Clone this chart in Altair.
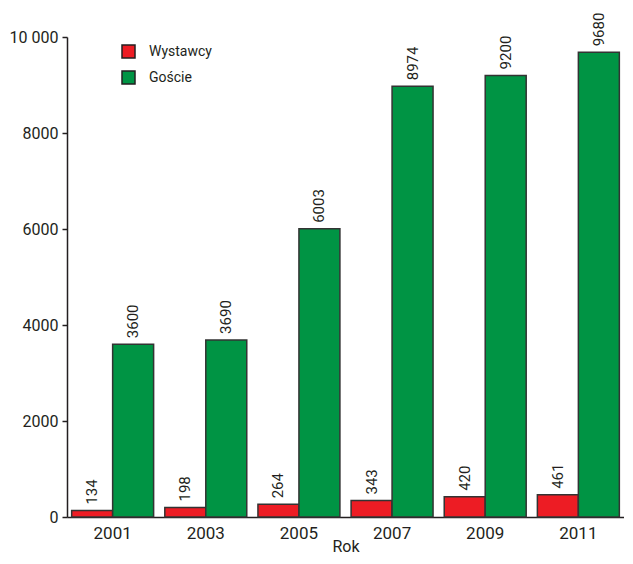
...
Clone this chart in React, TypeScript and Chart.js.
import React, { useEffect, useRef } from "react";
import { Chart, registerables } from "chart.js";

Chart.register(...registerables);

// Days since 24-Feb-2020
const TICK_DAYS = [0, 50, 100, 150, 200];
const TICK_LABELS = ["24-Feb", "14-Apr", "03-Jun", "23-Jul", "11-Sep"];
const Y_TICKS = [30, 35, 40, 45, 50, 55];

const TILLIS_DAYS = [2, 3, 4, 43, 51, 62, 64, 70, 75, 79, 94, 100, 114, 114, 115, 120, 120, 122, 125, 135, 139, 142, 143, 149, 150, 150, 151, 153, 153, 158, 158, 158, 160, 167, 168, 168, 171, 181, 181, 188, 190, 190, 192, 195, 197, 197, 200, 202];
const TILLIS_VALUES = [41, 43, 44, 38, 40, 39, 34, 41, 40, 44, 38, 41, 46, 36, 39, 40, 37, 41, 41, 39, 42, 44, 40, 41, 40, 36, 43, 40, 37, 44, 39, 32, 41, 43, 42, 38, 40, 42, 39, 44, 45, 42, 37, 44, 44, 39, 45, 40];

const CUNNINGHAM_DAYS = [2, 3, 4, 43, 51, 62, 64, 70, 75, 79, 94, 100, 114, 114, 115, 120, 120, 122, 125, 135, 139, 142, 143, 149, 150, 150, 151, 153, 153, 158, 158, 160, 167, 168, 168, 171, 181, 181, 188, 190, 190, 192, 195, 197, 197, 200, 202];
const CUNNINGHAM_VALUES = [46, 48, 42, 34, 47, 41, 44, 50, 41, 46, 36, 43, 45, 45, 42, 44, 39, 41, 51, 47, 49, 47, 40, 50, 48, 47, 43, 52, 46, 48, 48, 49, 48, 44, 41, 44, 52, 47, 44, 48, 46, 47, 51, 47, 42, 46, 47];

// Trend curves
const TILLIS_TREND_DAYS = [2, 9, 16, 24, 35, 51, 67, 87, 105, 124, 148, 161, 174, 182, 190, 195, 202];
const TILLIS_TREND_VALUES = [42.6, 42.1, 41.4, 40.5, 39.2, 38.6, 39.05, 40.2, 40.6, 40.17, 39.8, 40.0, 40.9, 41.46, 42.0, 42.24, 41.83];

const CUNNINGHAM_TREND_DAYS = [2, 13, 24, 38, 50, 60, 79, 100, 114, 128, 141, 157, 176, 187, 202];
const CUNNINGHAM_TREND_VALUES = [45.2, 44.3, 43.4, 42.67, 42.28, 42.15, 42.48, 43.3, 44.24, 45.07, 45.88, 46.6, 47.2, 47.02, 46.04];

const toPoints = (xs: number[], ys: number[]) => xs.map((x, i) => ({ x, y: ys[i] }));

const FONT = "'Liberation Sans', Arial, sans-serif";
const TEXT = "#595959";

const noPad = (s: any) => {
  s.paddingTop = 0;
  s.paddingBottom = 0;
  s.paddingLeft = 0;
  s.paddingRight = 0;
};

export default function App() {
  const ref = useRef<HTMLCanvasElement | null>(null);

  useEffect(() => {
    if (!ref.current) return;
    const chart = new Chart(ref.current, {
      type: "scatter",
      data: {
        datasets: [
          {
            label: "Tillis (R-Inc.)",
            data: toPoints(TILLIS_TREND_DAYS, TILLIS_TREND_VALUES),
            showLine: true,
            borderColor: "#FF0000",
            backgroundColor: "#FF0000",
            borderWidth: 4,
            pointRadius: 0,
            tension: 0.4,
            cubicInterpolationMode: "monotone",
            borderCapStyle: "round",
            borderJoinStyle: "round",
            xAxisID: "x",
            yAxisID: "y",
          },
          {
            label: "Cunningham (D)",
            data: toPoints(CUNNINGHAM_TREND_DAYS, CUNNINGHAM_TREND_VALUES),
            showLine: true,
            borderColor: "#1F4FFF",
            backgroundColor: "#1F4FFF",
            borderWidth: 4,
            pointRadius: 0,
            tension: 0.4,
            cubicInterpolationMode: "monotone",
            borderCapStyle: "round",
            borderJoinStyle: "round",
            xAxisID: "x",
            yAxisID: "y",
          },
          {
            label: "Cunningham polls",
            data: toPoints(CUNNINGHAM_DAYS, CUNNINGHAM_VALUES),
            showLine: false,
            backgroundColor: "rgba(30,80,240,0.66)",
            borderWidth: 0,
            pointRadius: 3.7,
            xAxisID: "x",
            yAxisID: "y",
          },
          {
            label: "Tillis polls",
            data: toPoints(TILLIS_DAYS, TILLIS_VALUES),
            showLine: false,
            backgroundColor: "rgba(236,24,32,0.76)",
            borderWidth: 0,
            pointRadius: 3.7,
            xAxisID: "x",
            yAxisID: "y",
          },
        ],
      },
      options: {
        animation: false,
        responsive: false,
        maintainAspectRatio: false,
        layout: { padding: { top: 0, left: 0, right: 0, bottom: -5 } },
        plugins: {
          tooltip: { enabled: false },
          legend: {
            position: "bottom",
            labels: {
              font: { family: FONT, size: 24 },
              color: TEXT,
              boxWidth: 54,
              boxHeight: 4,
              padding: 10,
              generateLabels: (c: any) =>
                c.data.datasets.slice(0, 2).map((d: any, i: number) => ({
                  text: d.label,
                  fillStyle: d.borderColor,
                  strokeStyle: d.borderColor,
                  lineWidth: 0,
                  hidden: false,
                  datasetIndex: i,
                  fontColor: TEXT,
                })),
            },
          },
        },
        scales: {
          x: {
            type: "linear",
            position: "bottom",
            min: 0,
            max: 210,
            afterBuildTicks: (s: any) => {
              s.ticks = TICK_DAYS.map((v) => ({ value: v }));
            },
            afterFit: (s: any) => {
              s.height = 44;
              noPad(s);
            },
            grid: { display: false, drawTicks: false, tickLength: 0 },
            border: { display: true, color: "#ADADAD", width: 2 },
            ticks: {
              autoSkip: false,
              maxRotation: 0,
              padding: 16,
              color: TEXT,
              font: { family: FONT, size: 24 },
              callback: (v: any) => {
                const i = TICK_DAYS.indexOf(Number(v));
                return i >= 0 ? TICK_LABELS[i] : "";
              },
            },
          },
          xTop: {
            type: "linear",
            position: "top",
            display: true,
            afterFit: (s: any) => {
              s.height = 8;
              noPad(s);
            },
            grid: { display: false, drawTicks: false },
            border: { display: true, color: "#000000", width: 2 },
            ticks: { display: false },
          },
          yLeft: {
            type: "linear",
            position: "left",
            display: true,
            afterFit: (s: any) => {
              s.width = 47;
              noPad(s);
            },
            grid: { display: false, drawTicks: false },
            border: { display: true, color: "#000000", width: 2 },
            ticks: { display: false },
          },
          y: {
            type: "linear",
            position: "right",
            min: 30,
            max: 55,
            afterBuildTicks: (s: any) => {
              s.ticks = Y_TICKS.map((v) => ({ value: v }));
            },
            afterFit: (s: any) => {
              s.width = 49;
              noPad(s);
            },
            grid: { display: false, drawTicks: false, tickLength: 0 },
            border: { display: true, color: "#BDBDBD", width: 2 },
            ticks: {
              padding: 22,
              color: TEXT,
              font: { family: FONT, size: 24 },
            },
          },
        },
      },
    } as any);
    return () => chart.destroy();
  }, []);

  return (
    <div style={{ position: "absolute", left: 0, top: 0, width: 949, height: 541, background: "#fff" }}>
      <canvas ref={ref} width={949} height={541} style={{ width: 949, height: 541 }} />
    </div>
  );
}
...
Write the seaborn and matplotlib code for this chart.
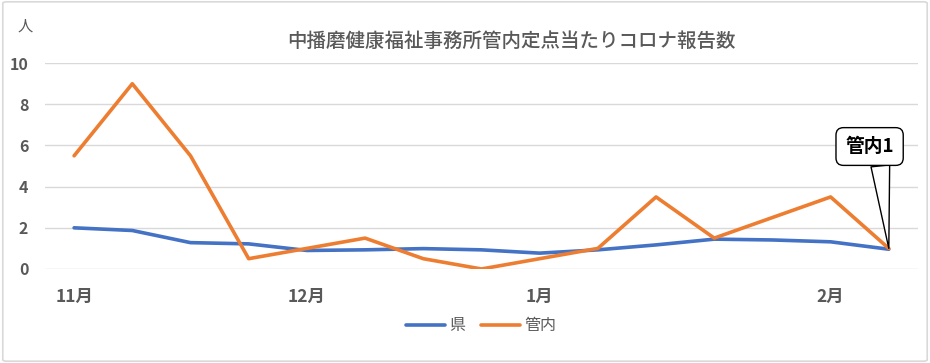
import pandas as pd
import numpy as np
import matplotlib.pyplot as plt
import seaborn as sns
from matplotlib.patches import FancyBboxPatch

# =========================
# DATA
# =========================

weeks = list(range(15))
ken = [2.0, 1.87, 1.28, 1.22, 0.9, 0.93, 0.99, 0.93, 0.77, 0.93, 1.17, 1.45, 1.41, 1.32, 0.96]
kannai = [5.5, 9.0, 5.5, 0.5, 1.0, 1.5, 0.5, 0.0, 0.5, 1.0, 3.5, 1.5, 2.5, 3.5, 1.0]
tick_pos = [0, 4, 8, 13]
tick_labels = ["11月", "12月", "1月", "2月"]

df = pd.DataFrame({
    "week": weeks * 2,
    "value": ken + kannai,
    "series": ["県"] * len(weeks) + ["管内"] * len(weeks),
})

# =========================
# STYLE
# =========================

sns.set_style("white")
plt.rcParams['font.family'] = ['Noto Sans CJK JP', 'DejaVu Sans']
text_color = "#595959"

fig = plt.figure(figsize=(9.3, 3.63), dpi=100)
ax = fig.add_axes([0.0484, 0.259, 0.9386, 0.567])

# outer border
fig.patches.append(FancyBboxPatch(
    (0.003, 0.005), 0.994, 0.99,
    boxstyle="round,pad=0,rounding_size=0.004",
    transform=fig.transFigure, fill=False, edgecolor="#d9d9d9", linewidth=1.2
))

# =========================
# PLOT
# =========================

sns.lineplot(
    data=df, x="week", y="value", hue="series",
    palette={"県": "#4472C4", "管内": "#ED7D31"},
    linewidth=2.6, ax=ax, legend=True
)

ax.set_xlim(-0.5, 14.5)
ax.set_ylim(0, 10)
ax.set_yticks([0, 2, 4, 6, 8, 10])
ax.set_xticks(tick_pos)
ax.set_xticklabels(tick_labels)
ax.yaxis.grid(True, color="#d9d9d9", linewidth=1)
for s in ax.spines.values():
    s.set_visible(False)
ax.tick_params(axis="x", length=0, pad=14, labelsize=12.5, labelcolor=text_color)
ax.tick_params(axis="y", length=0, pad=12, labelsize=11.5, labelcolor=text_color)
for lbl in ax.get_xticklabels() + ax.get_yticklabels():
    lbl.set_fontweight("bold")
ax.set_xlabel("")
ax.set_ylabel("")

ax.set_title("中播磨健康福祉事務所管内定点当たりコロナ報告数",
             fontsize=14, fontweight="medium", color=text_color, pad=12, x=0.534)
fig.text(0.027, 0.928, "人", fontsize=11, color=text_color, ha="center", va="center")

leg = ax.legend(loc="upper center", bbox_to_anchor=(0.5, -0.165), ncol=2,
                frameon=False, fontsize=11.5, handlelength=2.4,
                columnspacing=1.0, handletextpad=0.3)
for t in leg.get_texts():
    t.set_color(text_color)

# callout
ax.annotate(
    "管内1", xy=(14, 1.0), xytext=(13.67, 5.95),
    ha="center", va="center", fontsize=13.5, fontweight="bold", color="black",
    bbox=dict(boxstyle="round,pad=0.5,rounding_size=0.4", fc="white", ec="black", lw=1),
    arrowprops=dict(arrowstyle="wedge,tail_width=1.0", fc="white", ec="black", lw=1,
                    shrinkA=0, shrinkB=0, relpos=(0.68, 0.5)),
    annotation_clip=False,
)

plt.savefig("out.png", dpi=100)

■ Task description
Exactly the lines from the line with "Clone this chart in React, TypeScript" to the line with "const Y_TICKS = [30, 35, 40, 45, 50, 55];", both included, are to be extracted, and no others.

■ Task output
Clone this chart in React, TypeScript and Chart.js.
import React, { useEffect, useRef } from "react";
import { Chart, registerables } from "chart.js";

Chart.register(...registerables);

// Days since 24-Feb-2020
const TICK_DAYS = [0, 50, 100, 150, 200];
const TICK_LABELS = ["24-Feb", "14-Apr", "03-Jun", "23-Jul", "11-Sep"];
const Y_TICKS = [30, 35, 40, 45, 50, 55];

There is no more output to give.